▶ **DATA SUPPLIED**:

# # # # # # #

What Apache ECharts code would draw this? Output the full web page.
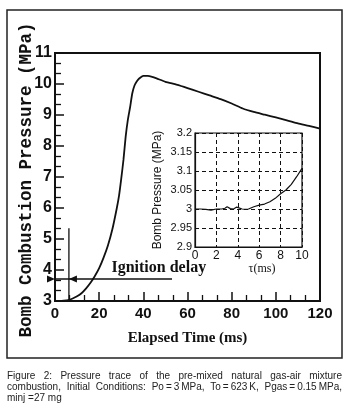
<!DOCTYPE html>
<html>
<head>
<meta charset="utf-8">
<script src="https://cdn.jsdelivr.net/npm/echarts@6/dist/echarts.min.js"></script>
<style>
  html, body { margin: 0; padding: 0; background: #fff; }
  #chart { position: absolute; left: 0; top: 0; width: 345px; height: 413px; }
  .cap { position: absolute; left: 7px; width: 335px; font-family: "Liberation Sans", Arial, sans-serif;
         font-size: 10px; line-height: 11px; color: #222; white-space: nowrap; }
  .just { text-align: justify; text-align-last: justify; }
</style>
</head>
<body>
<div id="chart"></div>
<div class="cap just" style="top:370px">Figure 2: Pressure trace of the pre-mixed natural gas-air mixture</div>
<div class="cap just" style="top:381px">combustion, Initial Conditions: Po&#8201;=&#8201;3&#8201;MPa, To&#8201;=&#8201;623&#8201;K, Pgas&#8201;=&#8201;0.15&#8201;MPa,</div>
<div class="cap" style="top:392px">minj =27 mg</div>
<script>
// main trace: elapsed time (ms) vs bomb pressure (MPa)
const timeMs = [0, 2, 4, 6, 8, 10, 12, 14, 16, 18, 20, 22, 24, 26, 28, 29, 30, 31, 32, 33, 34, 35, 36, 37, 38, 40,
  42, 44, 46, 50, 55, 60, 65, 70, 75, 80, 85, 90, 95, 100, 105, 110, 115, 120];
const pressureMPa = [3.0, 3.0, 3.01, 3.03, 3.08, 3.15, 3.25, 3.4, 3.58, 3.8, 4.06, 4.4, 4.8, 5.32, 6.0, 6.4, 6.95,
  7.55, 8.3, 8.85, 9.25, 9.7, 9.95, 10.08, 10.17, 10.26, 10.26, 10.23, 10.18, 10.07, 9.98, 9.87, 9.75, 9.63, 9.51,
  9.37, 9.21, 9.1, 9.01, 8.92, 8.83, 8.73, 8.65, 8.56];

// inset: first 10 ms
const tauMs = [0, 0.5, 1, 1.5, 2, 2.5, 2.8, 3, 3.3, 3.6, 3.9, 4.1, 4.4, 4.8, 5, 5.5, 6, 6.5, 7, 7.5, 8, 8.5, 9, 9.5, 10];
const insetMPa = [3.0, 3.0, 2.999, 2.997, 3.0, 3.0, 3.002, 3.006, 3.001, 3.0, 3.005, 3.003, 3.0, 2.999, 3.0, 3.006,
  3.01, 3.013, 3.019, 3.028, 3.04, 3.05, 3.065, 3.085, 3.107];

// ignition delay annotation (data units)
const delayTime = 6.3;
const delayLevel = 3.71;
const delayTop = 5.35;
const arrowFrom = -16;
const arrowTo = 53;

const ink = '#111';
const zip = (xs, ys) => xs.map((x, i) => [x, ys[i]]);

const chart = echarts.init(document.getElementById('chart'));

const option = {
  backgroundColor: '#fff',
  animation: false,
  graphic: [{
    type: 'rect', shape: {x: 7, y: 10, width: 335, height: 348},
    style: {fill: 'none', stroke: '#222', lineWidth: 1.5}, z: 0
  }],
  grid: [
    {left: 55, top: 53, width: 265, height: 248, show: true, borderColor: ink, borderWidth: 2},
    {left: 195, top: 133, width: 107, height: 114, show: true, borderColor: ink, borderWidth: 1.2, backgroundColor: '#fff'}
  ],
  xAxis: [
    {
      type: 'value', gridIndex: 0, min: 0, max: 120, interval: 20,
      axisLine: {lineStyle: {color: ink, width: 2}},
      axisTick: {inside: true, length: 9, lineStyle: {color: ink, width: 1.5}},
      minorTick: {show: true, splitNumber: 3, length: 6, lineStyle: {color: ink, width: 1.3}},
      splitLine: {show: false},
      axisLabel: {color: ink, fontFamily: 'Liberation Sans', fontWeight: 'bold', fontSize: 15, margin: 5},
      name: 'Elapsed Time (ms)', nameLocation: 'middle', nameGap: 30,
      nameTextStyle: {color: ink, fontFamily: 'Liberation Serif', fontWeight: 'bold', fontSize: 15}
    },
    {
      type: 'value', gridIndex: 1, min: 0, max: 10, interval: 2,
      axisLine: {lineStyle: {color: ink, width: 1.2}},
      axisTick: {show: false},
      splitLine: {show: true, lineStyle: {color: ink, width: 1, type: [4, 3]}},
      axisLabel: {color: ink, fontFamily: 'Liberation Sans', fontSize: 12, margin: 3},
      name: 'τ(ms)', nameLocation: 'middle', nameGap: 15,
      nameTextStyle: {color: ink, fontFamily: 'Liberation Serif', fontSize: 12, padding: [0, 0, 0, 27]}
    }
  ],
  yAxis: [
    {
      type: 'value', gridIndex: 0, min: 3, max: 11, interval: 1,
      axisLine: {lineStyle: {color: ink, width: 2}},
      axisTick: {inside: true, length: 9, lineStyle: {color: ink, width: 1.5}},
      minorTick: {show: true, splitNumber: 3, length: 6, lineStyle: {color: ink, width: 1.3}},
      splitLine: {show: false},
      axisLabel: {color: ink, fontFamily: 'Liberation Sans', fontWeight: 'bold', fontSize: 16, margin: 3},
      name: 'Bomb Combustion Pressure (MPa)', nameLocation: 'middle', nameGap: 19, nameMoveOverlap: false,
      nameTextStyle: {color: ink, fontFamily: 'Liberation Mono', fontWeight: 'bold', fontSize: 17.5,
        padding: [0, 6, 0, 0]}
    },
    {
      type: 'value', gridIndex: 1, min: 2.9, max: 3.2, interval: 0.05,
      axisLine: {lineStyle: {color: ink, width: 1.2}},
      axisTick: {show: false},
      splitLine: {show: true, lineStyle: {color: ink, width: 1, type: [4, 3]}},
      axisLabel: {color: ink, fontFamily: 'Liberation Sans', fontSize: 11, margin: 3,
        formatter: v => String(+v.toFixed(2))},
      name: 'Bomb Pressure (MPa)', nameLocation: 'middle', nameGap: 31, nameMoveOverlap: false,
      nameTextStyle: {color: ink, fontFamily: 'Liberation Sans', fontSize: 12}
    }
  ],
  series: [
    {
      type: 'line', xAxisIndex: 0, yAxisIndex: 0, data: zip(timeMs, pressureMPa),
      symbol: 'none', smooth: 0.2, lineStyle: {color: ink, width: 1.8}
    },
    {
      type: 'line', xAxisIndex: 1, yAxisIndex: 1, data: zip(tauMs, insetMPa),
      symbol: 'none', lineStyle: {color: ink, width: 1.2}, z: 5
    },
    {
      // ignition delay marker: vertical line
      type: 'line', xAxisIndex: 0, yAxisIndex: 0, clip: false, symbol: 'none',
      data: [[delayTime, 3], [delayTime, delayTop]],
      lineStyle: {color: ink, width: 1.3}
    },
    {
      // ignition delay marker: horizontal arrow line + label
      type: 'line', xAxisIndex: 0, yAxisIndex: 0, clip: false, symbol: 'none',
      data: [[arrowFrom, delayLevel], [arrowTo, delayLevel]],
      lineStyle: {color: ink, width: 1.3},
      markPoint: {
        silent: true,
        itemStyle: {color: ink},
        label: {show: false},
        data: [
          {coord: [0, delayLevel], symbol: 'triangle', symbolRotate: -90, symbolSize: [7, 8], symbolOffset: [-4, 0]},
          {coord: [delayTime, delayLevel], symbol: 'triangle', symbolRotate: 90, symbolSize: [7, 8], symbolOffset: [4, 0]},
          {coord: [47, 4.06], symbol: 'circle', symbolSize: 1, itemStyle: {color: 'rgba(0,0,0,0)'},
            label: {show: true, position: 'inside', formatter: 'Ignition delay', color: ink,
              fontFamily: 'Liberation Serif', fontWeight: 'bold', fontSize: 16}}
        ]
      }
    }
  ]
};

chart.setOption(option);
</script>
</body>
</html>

# # # # # # #

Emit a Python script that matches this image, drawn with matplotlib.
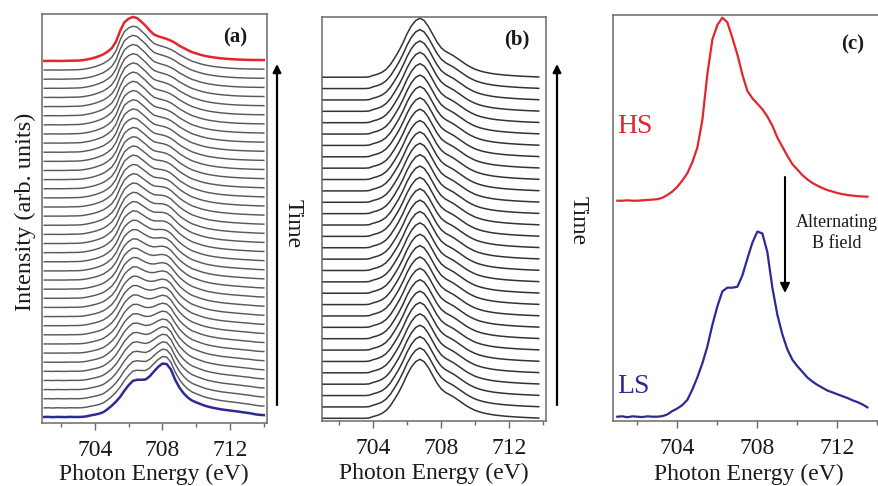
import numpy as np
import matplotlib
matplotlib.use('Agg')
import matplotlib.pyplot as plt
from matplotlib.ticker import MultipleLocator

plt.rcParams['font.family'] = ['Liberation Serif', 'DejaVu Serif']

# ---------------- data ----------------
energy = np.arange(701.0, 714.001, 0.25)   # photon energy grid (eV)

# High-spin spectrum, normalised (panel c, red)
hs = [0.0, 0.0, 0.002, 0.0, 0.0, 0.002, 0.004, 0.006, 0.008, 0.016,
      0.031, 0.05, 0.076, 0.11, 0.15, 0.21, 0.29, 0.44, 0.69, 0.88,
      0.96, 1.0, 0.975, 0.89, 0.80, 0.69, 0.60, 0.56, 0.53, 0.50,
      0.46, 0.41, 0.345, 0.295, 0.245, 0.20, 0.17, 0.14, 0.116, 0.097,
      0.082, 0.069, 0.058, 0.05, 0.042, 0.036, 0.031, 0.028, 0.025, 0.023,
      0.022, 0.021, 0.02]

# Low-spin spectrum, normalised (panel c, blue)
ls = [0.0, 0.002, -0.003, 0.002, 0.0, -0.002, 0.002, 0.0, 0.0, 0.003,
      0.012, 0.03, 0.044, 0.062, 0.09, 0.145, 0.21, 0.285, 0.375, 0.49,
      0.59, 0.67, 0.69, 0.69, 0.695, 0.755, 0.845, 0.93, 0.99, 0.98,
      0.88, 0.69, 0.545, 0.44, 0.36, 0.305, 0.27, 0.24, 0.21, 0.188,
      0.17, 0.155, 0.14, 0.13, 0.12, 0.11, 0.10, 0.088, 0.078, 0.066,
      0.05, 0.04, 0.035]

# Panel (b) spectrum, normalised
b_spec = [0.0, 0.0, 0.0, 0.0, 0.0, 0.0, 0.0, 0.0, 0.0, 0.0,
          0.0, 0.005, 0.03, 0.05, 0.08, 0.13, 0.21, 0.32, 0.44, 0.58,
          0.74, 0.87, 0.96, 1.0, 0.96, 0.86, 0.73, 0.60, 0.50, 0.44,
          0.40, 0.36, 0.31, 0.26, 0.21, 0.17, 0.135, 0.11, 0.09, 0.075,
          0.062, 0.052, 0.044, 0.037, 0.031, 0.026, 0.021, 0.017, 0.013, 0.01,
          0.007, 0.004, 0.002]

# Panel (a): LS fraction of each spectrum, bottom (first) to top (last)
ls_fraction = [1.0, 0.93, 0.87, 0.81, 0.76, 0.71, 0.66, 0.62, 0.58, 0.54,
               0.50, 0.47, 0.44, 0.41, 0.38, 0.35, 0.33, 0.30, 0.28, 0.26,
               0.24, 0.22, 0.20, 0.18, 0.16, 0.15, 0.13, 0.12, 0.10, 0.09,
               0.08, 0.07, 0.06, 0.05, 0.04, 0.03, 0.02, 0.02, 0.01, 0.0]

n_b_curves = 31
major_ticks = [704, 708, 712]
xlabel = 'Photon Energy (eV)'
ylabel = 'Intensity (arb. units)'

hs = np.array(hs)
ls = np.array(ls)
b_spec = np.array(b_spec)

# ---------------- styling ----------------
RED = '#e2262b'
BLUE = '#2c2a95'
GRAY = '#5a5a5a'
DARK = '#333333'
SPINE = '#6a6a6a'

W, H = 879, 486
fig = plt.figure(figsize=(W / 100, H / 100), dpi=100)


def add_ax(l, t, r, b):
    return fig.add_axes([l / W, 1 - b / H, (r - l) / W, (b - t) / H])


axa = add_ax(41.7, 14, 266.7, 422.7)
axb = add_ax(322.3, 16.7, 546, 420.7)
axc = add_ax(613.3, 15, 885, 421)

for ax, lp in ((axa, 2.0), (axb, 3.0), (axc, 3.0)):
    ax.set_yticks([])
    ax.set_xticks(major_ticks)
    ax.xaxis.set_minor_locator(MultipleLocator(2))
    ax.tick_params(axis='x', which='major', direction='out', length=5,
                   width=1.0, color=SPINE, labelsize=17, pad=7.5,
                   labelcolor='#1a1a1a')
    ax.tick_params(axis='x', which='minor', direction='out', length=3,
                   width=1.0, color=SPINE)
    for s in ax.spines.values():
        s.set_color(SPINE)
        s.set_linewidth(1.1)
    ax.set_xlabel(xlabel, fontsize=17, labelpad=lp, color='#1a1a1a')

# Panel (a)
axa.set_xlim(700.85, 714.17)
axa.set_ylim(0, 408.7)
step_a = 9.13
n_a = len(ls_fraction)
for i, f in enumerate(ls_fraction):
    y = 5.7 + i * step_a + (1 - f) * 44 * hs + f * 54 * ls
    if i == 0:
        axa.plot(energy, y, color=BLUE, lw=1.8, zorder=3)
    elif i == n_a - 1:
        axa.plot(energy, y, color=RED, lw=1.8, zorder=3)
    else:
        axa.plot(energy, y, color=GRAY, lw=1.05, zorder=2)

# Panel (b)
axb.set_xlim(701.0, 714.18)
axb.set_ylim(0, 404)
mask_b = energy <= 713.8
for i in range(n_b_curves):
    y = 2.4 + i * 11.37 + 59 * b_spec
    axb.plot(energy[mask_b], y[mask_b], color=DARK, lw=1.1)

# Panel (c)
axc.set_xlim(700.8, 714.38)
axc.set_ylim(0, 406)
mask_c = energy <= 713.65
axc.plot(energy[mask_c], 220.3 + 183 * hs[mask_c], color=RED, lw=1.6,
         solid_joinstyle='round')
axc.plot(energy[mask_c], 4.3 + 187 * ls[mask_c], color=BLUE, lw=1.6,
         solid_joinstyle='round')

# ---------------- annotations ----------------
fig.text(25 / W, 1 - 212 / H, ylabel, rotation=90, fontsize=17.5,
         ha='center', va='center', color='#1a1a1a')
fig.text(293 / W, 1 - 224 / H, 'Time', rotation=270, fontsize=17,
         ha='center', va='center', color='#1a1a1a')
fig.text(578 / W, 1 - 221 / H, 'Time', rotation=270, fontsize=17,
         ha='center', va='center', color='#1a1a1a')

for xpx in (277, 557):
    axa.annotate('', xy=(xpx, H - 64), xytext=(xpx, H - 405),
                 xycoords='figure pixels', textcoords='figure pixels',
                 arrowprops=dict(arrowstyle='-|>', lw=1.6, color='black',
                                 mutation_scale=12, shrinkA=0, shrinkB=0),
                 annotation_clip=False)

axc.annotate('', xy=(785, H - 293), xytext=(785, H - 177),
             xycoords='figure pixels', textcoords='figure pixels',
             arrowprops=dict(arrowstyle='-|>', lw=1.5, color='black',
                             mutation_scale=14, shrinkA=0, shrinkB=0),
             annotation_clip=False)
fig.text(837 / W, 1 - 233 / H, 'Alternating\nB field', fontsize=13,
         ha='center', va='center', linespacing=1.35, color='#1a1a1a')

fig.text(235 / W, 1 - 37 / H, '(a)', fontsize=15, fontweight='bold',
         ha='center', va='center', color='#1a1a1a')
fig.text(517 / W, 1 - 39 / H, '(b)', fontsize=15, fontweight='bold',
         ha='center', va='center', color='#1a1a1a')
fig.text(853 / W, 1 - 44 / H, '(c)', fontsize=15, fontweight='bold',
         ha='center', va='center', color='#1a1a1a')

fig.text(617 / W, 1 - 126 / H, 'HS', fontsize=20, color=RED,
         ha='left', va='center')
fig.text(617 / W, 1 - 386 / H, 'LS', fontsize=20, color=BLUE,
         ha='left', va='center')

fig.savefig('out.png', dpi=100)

# # # # # # #

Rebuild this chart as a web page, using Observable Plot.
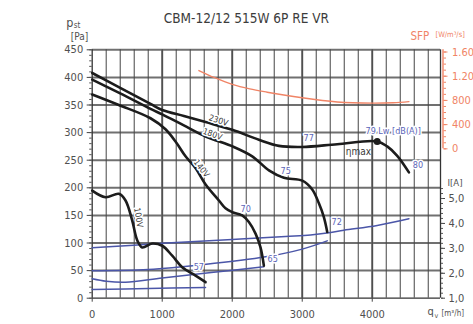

# # # # # # #

▶ **WHAT NEEDS TO BE DONE**: Leave the pictures out and copy exactly the lines from the one with "Emit a Python" through the one with "energy = np.arange(701.0, 714.001, 0.25)", nothing more.

▶ **COMPLETED EXERCISE**:
Emit a Python script that matches this image, drawn with matplotlib.
import numpy as np
import matplotlib
matplotlib.use('Agg')
import matplotlib.pyplot as plt
from matplotlib.ticker import MultipleLocator

plt.rcParams['font.family'] = ['Liberation Serif', 'DejaVu Serif']

# ---------------- data ----------------
energy = np.arange(701.0, 714.001, 0.25)   # photon energy grid (eV)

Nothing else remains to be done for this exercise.